Despite the United States taking the top spot in terms of the percentage of women enrolled in MBAs, Oxford Saïd Business School is making up some ground in Europe.
European business schools have traditionally lagged their U.S. counterparts in the area of women’s MBA enrolment. The reasons are complicated, the solutions even more so, but the end result is an inability of top European programs to achieve consistent progress toward parity.
Oxford University’s Saïd Business School is in the small but growing club of schools that seem to have solved the riddle. The Saïd School has boasted among the highest percentages of women of any non-U.S. MBA program since 2019, and now has gone even further, announcing near-parity in its newest MBA class.
Oxford Saïd’s 48% women in the 313-student cohort of its one-year MBA program puts the UK school ahead of all non-U.S. programs in the top 25 of the 2022 Financial Times Global MBA ranking, a group that includes INSEAD (38%), London Business School (37%), HEC Paris (36%), IESE (38%), SDA Bocconi (35%), National University of Singapore Business School (37%), and CEIBS (40%). Only Cambridge Judge Business School, at 47% this year, comes close to Oxford’s mark.
Oxford Mission: ‘End Gender Inequality In Business Once & For All’
Oxford’s Kathy Harvey: “Diversity, equality, and inclusion are paramount to everything we do as a school, and empowering women is key to that.”
Oxford, which had 44% women in each of the previous three MBA cohorts, even bests most of the leading U.S. programs, with a higher percentage of women this year than Harvard Business School, Stanford Graduate School of Business, Chicago Booth School of Business, and MIT Sloan School of Management, among others. Only the Wharton School at the University of Pennsylvania (50%), which achieved gender parity for the second year in a row, and Northwestern University Kellogg School of Management and Duke University Fuqua School of Business, each of which reported 48% women in their two-year MBA program class profiles, are in Oxford’s league this year.

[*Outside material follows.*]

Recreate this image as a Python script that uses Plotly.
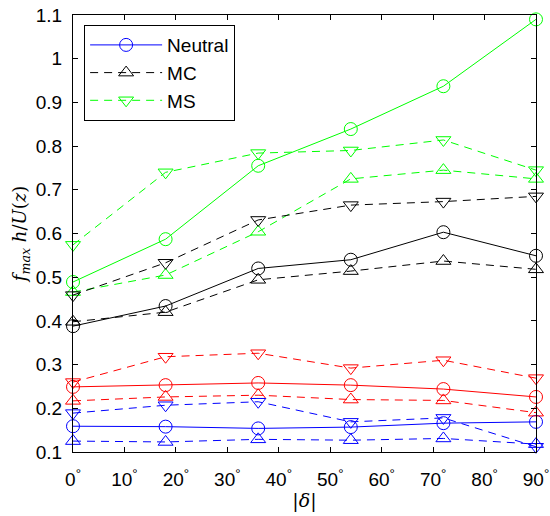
import plotly.graph_objects as go

# Wind direction |delta| in degrees
delta = [0, 18, 36, 54, 72, 90]

# Peak frequency f_max h / U(z), per colour group and stability case
blue_neutral = [0.159, 0.158, 0.154, 0.157, 0.166, 0.169]
blue_mc = [0.125, 0.123, 0.129, 0.127, 0.131, 0.118]
blue_ms = [0.189, 0.207, 0.215, 0.169, 0.178, 0.112]

red_neutral = [0.249, 0.253, 0.258, 0.253, 0.244, 0.226]
red_mc = [0.217, 0.226, 0.230, 0.220, 0.218, 0.190]
red_ms = [0.260, 0.318, 0.326, 0.292, 0.310, 0.269]

black_neutral = [0.388, 0.434, 0.520, 0.540, 0.603, 0.549]
black_mc = [0.398, 0.420, 0.494, 0.514, 0.537, 0.518]
black_ms = [0.459, 0.533, 0.631, 0.665, 0.673, 0.685]

green_neutral = [0.489, 0.587, 0.755, 0.839, 0.937, 1.090]
green_mc = [0.466, 0.505, 0.604, 0.725, 0.745, 0.725]
green_ms = [0.574, 0.740, 0.784, 0.790, 0.814, 0.745]

x_ticks = [0, 10, 20, 30, 40, 50, 60, 70, 80, 90]
x_ticklabels = [f"{v}<sup>°</sup>" for v in x_ticks]
y_ticks = [0.1, 0.2, 0.3, 0.4, 0.5, 0.6, 0.7, 0.8, 0.9, 1.0, 1.1]
y_ticklabels = ["0.1", "0.2", "0.3", "0.4", "0.5", "0.6", "0.7", "0.8", "0.9", "1", "1.1"]

colors = {"blue": "#0000ff", "red": "#ff0000", "black": "#000000", "green": "#00ff00"}
styles = {
    "Neutral": dict(dash="solid", symbol="circle-open"),
    "MC": dict(dash="8px,6px", symbol="triangle-up-open"),
    "MS": dict(dash="8px,6px", symbol="triangle-down-open"),
}

groups = [
    ("blue", {"Neutral": blue_neutral, "MC": blue_mc, "MS": blue_ms}),
    ("red", {"Neutral": red_neutral, "MC": red_mc, "MS": red_ms}),
    ("black", {"Neutral": black_neutral, "MC": black_mc, "MS": black_ms}),
    ("green", {"Neutral": green_neutral, "MC": green_mc, "MS": green_ms}),
]
legend_colour = {"Neutral": "blue", "MC": "black", "MS": "green"}

fig = go.Figure()
for case in ["Neutral", "MC", "MS"]:
    for cname, data in groups:
        st = styles[case]
        col = colors[cname]
        fig.add_trace(go.Scatter(
            x=delta, y=data[case], mode="lines+markers", name=case,
            showlegend=(legend_colour[case] == cname),
            legendrank={"Neutral": 1, "MC": 2, "MS": 3}[case],
            line=dict(color=col, width=1, dash=st["dash"]),
            marker=dict(symbol=st["symbol"], size=13, color=col,
                        line=dict(color=col, width=1)),
            cliponaxis=False,
        ))

sans = "Liberation Sans, Arial, sans-serif"
axis_font = dict(family=sans, size=19, color="black")
fig.update_layout(
    width=550, height=516,
    margin=dict(l=73, r=14, t=15, b=64, autoexpand=False),
    paper_bgcolor="white", plot_bgcolor="white",
    font=axis_font,
    showlegend=True,
    legend=dict(x=0.024, y=0.977, xanchor="left", yanchor="top",
                bordercolor="black", borderwidth=1, bgcolor="white",
                font=dict(family=sans, size=19, color="black"),
                itemwidth=72, tracegroupgap=0),
    xaxis=dict(range=[0, 90], tickvals=x_ticks, ticktext=x_ticklabels,
               ticks="inside", ticklen=5, tickcolor="black", mirror="ticks",
               showline=True, linecolor="black", linewidth=1, showgrid=False,
               zeroline=False, tickfont=axis_font, ticklabelstandoff=10,
               automargin=False,
               title=dict(text="|<i>δ</i>|", standoff=4,
                          font=dict(family="DejaVu Serif, serif", size=19))),
    yaxis=dict(range=[0.1, 1.1], tickvals=y_ticks, ticktext=y_ticklabels,
               ticks="inside", ticklen=5, tickcolor="black", mirror="ticks",
               showline=True, linecolor="black", linewidth=1, showgrid=False,
               zeroline=False, tickfont=axis_font, ticklabelstandoff=6,
               automargin=False,
               title=dict(text="<i>f</i><sub><i>max</i></sub> <i>h</i>/<i>U</i>(<i>z</i>)",
                          standoff=4,
                          font=dict(family="DejaVu Serif, serif", size=18))),
)

fig.write_html("out.html")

It’s the largest ratio of female-to-male participants in the school’s 26-year history and, as Kathy Harvey, associate dean of the school’s MBA and executive degree programs, notes, a testament to the school’s mission to “prepare the next generation of female leaders and to end gender inequality in business once and for all.”
“This is an incredibly proud moment for everyone at Oxford Saïd,” says Harvey, who has spearheaded the drive to boost female engagement at the school. “Diversity, equality, and inclusion are paramount to everything we do as a school, and empowering women is key to that.”
Oxford Boasts Scholarships, Women’s Programs & More
By the start of the 21st century, just over 10% of the top executive positions at Fortune 100 companies were held by women, according to a long-running Wharton study. That number increased to almost 18% by 2011, when researchers collected new data and released an updated study; 10 years later, they found that women account for almost half of the U.S. labor force yet held just over one-quarter of top positions at Fortune 100 companies. Another recent study showed that as of July 2022, just 8.8% of CEOs of Fortune 500 companies were female.
In its quest to correct this imbalance, Oxford Saïd currently runs two major scholarship programs aimed exclusively at women, the Laidlaw scholarship and the Forté Fellowship. In the 2022 cohort, Oxford has six Laidlaw and three Forté scholars. This year also marks another important milestone, as the school welcomes the 10th cohort of the Women Transforming Leadership Program, a course open to women in influential leadership roles.
Oxford Saïd is also home to the Oxford Women in Leadership Alliance, a student-run group that organizes events and discussions around challenging conventional views of women in business.
Focus On Diversity ‘One Of The Main Reasons I Chose Oxford’
“I couldn’t be more proud to be part of this cohort,” says Zoe Woods, a current Oxford 1+1 MBA student and Forté fellow. “It truly makes me feel like 50/50 is within reach.
“Saïd’s focus on diversity is one of the main reasons I chose Oxford. Gender is of course just one aspect of diversity, but I think Saïd’s focus on gender is indicative of a broader commitment to bring diverse voices into the classroom — and you can really feel that in our cohort.
“I feel so privileged to be a Said Business School Forté Fellow, and share Forté’s mission of advancing women in business. I can’t wait to work with future female applicants as they apply to Oxford, and get us closer to gender parity.
“So many businesses claim that underrepresentation of women in leadership is a pipeline problem. Looking around the room at my classmates I can confirm there are a plethora of truly talented women out there ready to lead. In doing so, we need to keep challenging our default assumptions about what a leader looks like, to make way for more diverse styles of leadership.”
As the international landscape for MBAs comes closer to realising Oxford’s mission to end gender equality, it can only mean better outcomes for women who undertake MBAs in Australia, given our schools are likely to learn from their global counterparts and strive for the same goal.